## Work to do
Repeat the data word for word. Do not include the pictures.

## Given material

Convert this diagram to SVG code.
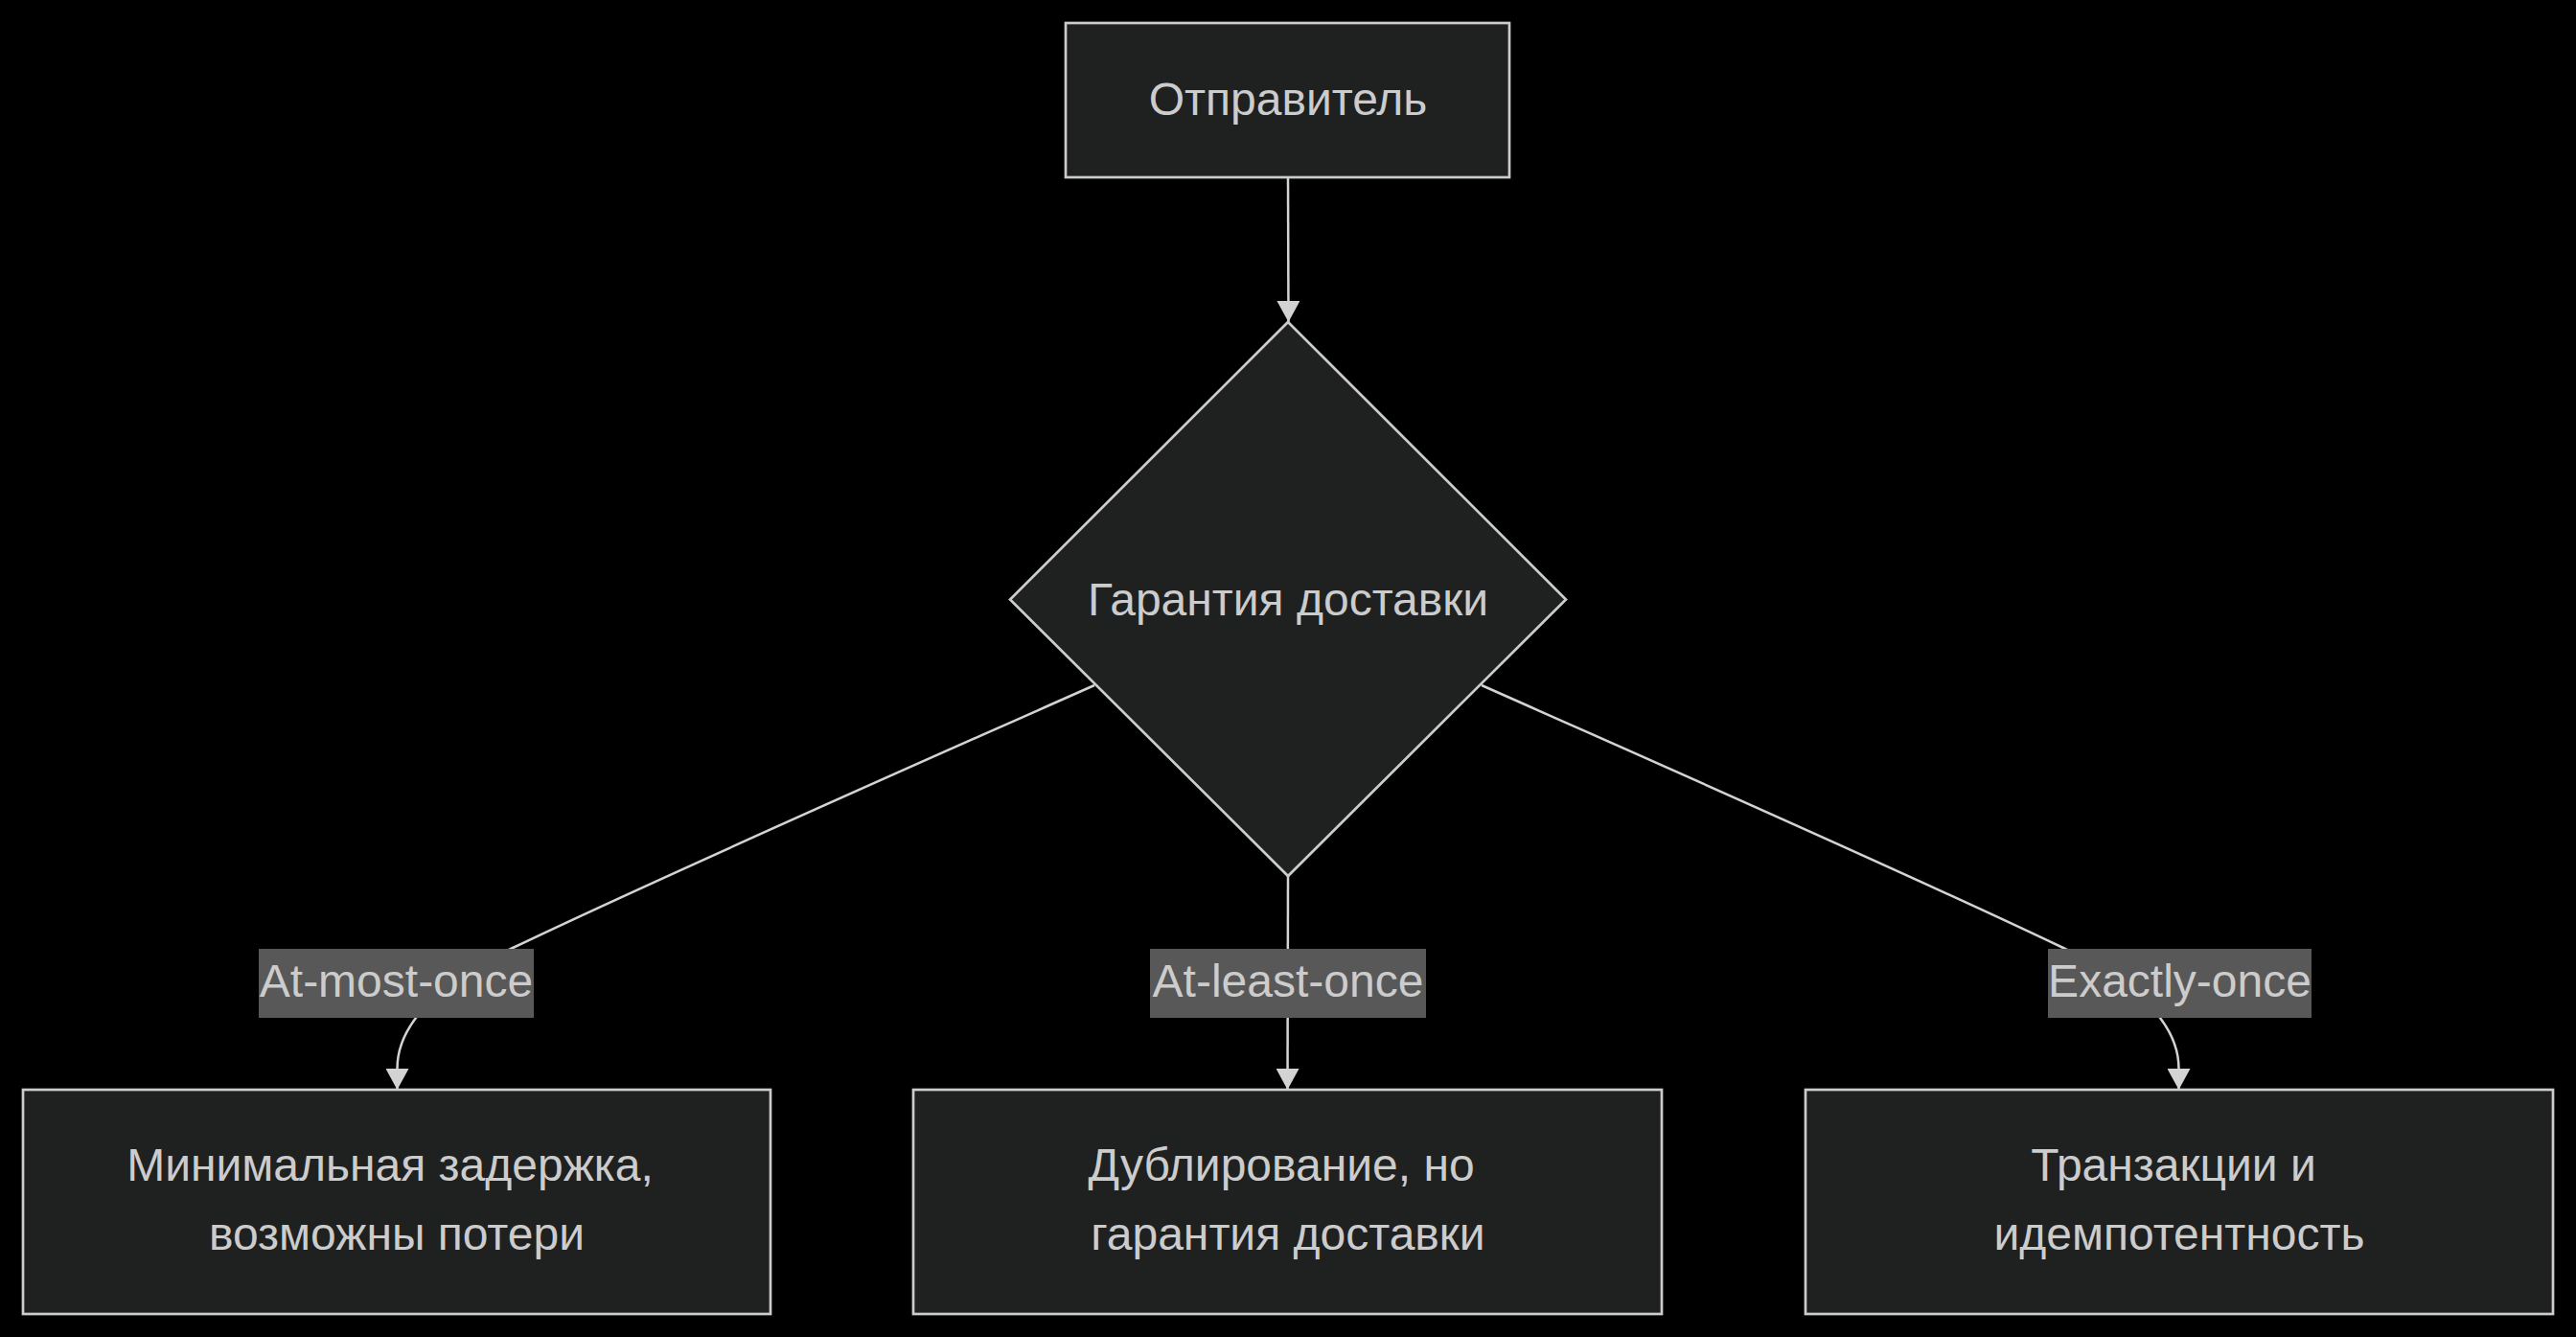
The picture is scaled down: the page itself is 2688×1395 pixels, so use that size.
<svg xmlns="http://www.w3.org/2000/svg" width="2688" height="1395" viewBox="0 0 2688 1395">
<style>
.node{fill:#1f2020;stroke:#cccccc;stroke-width:2.7}
.t{font-family:"Liberation Sans",Arial,sans-serif;font-size:48px;fill:#cccccc;text-anchor:middle}
.edge{fill:none;stroke:#d3d3d3;stroke-width:2.5}
.lbl{fill:#585858}
</style>
<defs>
<marker id="arr" viewBox="0 0 22 24" refX="22" refY="12" markerWidth="22" markerHeight="24" markerUnits="userSpaceOnUse" orient="auto">
<path d="M0,0 L22,12 L0,24 z" fill="#d3d3d3"/>
</marker>
</defs>
<rect x="0" y="0" width="2688" height="1395" fill="#000000"/>
<g id="connectors">
<path class="edge" d="M1344,185 L1344.5,336" marker-end="url(#arr)"/>
<path class="edge" d="M1142,715 C1000,778 700,910 535,989 C475,1018 414.5,1060 414.5,1115 L414.5,1137" marker-end="url(#arr)"/>
<path class="edge" d="M1344,914 L1343.5,1137" marker-end="url(#arr)"/>
<path class="edge" d="M1546,715 C1688,778 1988,910 2153,989 C2213,1018 2273.5,1060 2273.5,1115 L2273.5,1137" marker-end="url(#arr)"/>
</g>
<g id="edge-labels">
<g id="label-at-most-once"><rect class="lbl" x="270" y="990" width="287" height="72"/><text class="t" x="413.5" y="1040">At-most-once</text></g>
<g id="label-at-least-once"><rect class="lbl" x="1200" y="990" width="288" height="72"/><text class="t" x="1344" y="1040">At-least-once</text></g>
<g id="label-exactly-once"><rect class="lbl" x="2137" y="990" width="275" height="72"/><text class="t" x="2274.5" y="1040">Exactly-once</text></g>
</g>
<g id="sender"><rect class="node" x="1112" y="24" width="463" height="161"/><text class="t" x="1344" y="120">Отправитель</text></g>
<g id="guarantee"><polygon class="node" points="1344,336 1634,625.5 1344,914 1054,625.5"/><text class="t" x="1344" y="642">Гарантия доставки</text></g>
<g id="at-most-once"><rect class="node" x="24" y="1137" width="780" height="234"/><text class="t" x="407" y="1232">Минимальная задержка,</text><text class="t" x="414" y="1304">возможны потери</text></g>
<g id="at-least-once"><rect class="node" x="953" y="1137" width="781" height="234"/><text class="t" x="1337" y="1232">Дублирование, но</text><text class="t" x="1344" y="1304">гарантия доставки</text></g>
<g id="exactly-once"><rect class="node" x="1884" y="1137" width="780" height="234"/><text class="t" x="2268" y="1232">Транзакции и</text><text class="t" x="2274" y="1304">идемпотентность</text></g>
</svg>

## Answer to this problem
Convert this diagram to SVG code.
The picture is scaled down: the page itself is 2688×1395 pixels, so use that size.
<svg xmlns="http://www.w3.org/2000/svg" width="2688" height="1395" viewBox="0 0 2688 1395">
<style>
.node{fill:#1f2020;stroke:#cccccc;stroke-width:2.7}
.t{font-family:"Liberation Sans",Arial,sans-serif;font-size:48px;fill:#cccccc;text-anchor:middle}
.edge{fill:none;stroke:#d3d3d3;stroke-width:2.5}
.lbl{fill:#585858}
</style>
<defs>
<marker id="arr" viewBox="0 0 22 24" refX="22" refY="12" markerWidth="22" markerHeight="24" markerUnits="userSpaceOnUse" orient="auto">
<path d="M0,0 L22,12 L0,24 z" fill="#d3d3d3"/>
</marker>
</defs>
<rect x="0" y="0" width="2688" height="1395" fill="#000000"/>
<g id="connectors">
<path class="edge" d="M1344,185 L1344.5,336" marker-end="url(#arr)"/>
<path class="edge" d="M1142,715 C1000,778 700,910 535,989 C475,1018 414.5,1060 414.5,1115 L414.5,1137" marker-end="url(#arr)"/>
<path class="edge" d="M1344,914 L1343.5,1137" marker-end="url(#arr)"/>
<path class="edge" d="M1546,715 C1688,778 1988,910 2153,989 C2213,1018 2273.5,1060 2273.5,1115 L2273.5,1137" marker-end="url(#arr)"/>
</g>
<g id="edge-labels">
<g id="label-at-most-once"><rect class="lbl" x="270" y="990" width="287" height="72"/><text class="t" x="413.5" y="1040">At-most-once</text></g>
<g id="label-at-least-once"><rect class="lbl" x="1200" y="990" width="288" height="72"/><text class="t" x="1344" y="1040">At-least-once</text></g>
<g id="label-exactly-once"><rect class="lbl" x="2137" y="990" width="275" height="72"/><text class="t" x="2274.5" y="1040">Exactly-once</text></g>
</g>
<g id="sender"><rect class="node" x="1112" y="24" width="463" height="161"/><text class="t" x="1344" y="120">Отправитель</text></g>
<g id="guarantee"><polygon class="node" points="1344,336 1634,625.5 1344,914 1054,625.5"/><text class="t" x="1344" y="642">Гарантия доставки</text></g>
<g id="at-most-once"><rect class="node" x="24" y="1137" width="780" height="234"/><text class="t" x="407" y="1232">Минимальная задержка,</text><text class="t" x="414" y="1304">возможны потери</text></g>
<g id="at-least-once"><rect class="node" x="953" y="1137" width="781" height="234"/><text class="t" x="1337" y="1232">Дублирование, но</text><text class="t" x="1344" y="1304">гарантия доставки</text></g>
<g id="exactly-once"><rect class="node" x="1884" y="1137" width="780" height="234"/><text class="t" x="2268" y="1232">Транзакции и</text><text class="t" x="2274" y="1304">идемпотентность</text></g>
</svg>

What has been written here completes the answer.